Thursday, 3 December 2009

Hamish Muir

Hamish Muir started the lecture by telling us he left art school 30 years ago. That's pretty amazing - he was a practising designer about 10 years before I was even born! I guess there were far few designers then, and a lot less competition. 'Now anyone with microsoft word calls them self a graphic designer'. He had a pretty amazing education in Switzerland an the Basil school of Art and Design. We've had so many influential, a-lister designers come to talk to us - Peter Saville, Adrian Shaugnessy etc. - we're so lucky to get this insight into a whole design era.

So Muir worked with factory records, before starting his own company Octavo with Mark Hott and Simon Johnston. Their ideals were working together, on the same briefs, at the same time which sounded like a great foundation.

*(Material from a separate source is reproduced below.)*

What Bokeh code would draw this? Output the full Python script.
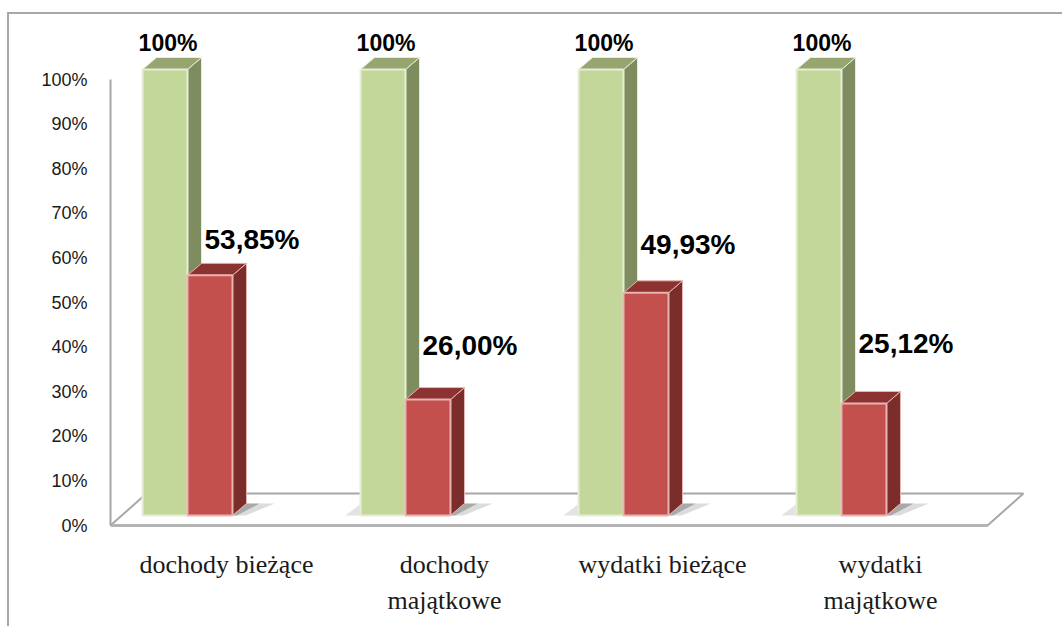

I'm not sure I really got the idea of no ideas within the design though. Maybe it is because I don't work that way at all, I don't really see the point in communication if there isn't any message. I suppose it was refreshing to look at design as just form and rules which dictate the visuals, but I couldn't help thinking doesn't that get a bit boring after a while? I don't like rules much - sometimes maybe sticking to them and making them on purpose is good, but other times ignoring them is good too. I appreciated the idea that sometimes the best creative work comes out of being restricted and not having much, 'sometimes when you can do anything, you mess up'. That is totally true.

I did like the work they'd done which reacted with the environment. Absolutely loved the idea of water soluable ink which changes when it begins to rain. They said they never used that idea, and I'd really love to explore the possibilities of something like this. This really relates to the things Hamish was saying about their first computer work that has now become obsolete.

'Print is not dead, it still exists in physical time and space. Digital can become obselete and unretrievable as software becomes outdated'

It's a kind of fascinating topic to think about - all the paintings and artifacts that have physically lasted for hundreds, thousands of years, and yet some technologies that were ground breaking and revolutionary and changed the way we live, become completely lost within 20 years. It's funny how certain techniques lasted for millenniums, and now we change everything in just a few years.

'When you work on your own you get lazy, you are limited to your own expectations'

ah wise words. This is another thing I like about working with other people, the validation of your ideas and the ability to push them and advance then that I don't think you get when you work on your own.

I think this was another great lecture, a nice insight into the history of graphic design in the years before we were born, a totally different design perspective than my own, and it really got me brimming with ideas!